• _WRITTEN INSTRUCTION_:
What lines of the data include the string "with"? Copy them all.

• _DATASET CONTENT_:
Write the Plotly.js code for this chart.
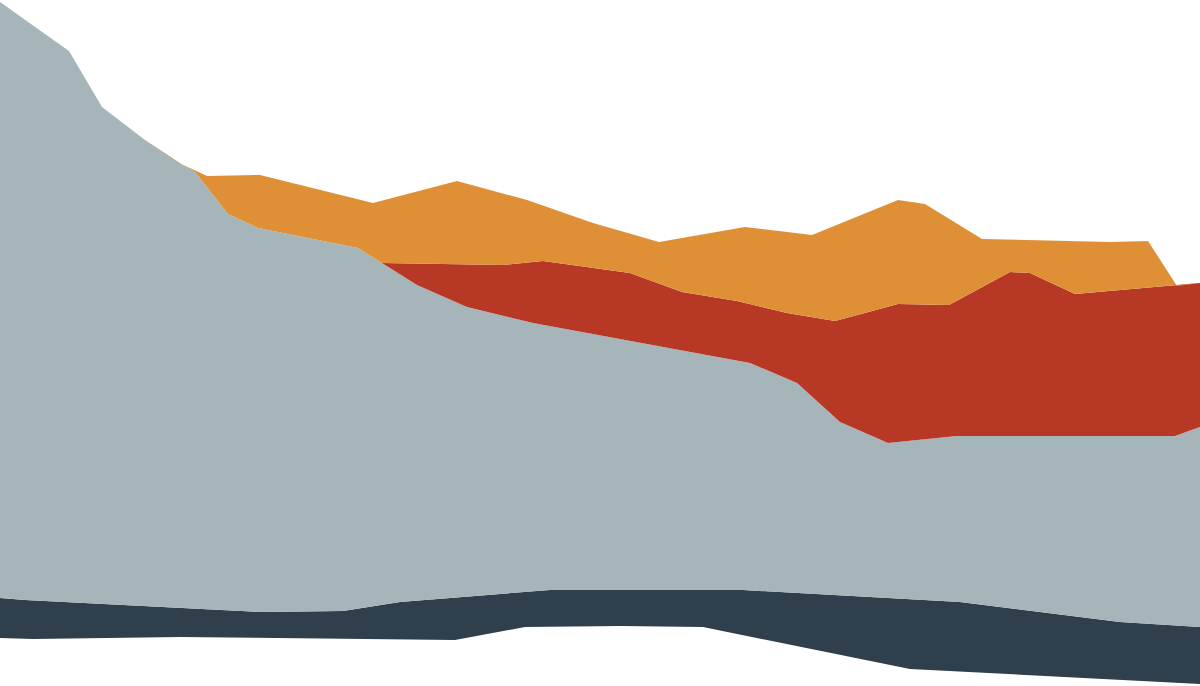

--

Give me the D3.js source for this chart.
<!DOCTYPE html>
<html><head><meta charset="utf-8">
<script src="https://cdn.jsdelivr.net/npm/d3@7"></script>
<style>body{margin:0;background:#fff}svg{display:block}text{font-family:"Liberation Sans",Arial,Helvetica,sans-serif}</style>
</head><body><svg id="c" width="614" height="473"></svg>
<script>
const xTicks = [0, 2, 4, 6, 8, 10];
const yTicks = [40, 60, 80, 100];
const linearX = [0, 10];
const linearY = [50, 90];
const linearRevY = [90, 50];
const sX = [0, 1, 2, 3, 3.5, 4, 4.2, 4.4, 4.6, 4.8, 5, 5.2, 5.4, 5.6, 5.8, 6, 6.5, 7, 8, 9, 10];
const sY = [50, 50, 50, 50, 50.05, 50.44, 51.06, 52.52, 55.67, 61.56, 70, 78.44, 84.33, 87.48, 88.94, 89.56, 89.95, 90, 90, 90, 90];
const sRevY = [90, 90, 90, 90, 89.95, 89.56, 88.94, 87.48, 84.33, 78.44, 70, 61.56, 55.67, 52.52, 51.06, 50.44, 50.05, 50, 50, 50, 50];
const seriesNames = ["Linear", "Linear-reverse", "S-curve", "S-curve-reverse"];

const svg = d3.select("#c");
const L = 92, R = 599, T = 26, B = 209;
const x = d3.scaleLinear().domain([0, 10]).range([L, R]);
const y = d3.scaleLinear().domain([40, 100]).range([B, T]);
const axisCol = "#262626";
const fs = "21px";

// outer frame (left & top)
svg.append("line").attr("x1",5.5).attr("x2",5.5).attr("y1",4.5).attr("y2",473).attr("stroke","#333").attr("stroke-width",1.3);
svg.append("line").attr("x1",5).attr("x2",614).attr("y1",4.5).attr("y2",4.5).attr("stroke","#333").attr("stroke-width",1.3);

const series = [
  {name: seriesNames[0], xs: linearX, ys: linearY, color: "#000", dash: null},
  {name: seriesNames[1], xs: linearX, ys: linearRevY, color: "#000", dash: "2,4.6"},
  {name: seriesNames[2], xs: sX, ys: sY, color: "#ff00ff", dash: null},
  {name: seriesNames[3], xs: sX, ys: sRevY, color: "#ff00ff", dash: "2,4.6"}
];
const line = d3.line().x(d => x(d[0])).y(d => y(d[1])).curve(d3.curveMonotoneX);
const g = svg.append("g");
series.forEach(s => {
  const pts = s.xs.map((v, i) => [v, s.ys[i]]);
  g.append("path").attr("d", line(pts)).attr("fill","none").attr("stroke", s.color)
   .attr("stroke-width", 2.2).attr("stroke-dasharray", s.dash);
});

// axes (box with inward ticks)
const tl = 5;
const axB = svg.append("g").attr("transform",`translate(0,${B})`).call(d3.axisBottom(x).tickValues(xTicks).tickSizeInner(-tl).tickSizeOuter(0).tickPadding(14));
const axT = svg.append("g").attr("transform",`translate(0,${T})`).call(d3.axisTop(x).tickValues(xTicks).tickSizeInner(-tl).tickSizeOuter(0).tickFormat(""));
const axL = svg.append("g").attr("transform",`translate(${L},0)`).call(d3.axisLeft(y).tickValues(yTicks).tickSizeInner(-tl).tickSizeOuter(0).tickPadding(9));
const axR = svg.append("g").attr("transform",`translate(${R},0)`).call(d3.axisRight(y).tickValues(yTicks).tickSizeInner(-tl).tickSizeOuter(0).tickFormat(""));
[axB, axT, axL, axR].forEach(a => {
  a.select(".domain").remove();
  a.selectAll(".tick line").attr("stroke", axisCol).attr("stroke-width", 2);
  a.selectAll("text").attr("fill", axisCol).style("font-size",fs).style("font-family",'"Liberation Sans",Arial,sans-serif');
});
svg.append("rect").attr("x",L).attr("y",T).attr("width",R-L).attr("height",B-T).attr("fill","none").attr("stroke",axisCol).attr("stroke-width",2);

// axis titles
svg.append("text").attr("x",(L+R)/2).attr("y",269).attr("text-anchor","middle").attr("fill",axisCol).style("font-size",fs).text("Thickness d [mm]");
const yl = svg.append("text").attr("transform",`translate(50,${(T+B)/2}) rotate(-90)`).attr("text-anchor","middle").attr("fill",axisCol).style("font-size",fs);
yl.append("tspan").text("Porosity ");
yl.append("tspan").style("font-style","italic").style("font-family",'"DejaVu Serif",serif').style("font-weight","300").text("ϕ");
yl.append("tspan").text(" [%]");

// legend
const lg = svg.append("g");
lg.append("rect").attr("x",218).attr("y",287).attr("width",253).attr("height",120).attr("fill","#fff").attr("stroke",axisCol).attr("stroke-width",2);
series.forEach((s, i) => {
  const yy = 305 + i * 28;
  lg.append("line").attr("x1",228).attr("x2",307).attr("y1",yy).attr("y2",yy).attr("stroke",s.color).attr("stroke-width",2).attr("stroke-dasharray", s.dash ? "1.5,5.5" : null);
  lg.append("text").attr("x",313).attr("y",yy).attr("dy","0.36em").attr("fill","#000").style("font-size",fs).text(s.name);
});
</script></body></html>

...

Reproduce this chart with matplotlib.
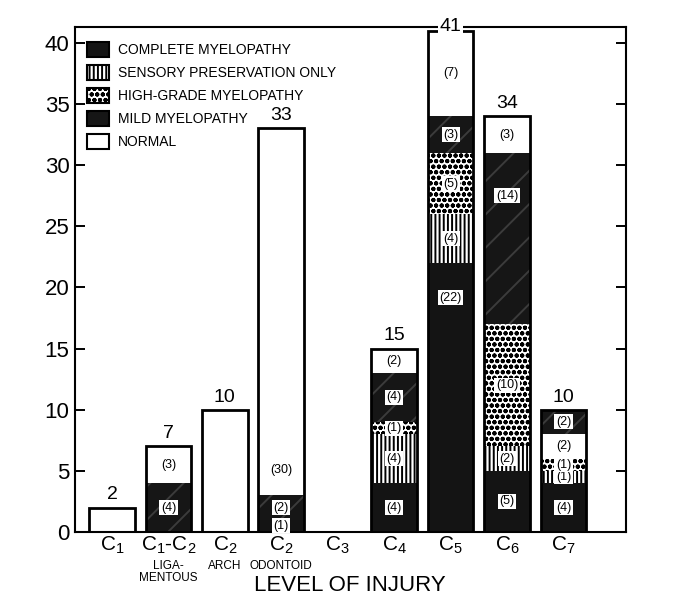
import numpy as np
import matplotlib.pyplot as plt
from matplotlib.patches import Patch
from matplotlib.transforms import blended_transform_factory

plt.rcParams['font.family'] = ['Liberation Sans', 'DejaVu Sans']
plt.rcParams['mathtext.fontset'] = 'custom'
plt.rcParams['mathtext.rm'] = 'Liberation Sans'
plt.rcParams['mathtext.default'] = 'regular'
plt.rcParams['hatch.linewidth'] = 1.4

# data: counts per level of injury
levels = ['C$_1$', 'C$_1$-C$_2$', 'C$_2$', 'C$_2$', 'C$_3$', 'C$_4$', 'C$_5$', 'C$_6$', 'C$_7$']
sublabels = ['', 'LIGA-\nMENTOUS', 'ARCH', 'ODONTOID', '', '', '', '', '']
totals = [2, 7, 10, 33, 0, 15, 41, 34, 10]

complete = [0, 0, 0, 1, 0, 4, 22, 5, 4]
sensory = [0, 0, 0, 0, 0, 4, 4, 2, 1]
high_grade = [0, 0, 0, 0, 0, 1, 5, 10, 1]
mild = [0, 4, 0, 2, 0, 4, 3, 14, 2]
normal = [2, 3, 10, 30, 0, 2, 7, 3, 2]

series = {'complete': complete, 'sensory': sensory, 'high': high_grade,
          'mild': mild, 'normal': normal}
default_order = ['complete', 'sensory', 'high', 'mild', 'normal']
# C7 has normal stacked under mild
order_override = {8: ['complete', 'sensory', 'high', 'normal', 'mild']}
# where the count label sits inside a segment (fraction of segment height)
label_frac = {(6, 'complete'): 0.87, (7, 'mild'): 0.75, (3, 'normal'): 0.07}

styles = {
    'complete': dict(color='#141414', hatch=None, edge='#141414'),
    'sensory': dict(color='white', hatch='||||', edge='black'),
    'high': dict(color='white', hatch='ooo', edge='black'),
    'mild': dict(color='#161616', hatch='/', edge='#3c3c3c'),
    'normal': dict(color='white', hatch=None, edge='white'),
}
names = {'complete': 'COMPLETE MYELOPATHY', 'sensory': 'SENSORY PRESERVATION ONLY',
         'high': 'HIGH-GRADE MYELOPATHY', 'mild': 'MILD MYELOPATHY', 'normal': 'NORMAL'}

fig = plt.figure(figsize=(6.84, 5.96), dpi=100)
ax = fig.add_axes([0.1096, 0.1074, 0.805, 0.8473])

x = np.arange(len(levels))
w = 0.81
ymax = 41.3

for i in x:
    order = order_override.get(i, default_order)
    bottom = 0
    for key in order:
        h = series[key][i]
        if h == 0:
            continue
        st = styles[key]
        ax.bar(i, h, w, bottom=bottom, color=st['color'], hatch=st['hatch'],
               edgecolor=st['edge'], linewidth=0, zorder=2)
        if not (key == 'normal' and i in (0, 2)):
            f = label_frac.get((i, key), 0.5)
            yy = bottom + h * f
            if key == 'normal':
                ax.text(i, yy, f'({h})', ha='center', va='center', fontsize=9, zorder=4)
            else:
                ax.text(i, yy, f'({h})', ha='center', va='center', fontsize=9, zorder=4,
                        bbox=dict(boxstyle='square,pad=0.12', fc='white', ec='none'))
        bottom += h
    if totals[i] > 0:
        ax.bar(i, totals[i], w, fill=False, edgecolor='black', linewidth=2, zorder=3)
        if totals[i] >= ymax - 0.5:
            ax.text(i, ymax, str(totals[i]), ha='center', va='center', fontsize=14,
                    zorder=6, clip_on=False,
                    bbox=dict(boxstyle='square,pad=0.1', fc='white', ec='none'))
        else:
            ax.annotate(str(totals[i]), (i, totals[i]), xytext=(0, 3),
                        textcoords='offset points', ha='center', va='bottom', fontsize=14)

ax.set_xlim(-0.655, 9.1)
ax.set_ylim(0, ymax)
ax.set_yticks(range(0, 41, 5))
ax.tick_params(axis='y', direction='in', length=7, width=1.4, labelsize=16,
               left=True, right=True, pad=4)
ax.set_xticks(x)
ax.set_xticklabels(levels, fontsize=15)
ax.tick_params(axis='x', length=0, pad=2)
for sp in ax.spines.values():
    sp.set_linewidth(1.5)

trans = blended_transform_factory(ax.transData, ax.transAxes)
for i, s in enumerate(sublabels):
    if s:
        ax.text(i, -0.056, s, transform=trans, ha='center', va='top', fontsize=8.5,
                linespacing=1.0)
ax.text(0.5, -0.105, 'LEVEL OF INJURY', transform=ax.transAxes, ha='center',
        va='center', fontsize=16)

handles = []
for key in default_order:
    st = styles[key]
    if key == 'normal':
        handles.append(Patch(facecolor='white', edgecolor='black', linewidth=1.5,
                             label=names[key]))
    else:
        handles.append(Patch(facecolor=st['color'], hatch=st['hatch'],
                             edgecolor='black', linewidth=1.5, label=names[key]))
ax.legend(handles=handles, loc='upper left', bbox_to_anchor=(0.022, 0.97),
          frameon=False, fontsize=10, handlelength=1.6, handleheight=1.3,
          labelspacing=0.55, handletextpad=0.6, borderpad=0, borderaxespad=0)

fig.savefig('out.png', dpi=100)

• _WRITTEN RESPONSE_:
// axes (box with inward ticks)
Reproduce this chart with matplotlib.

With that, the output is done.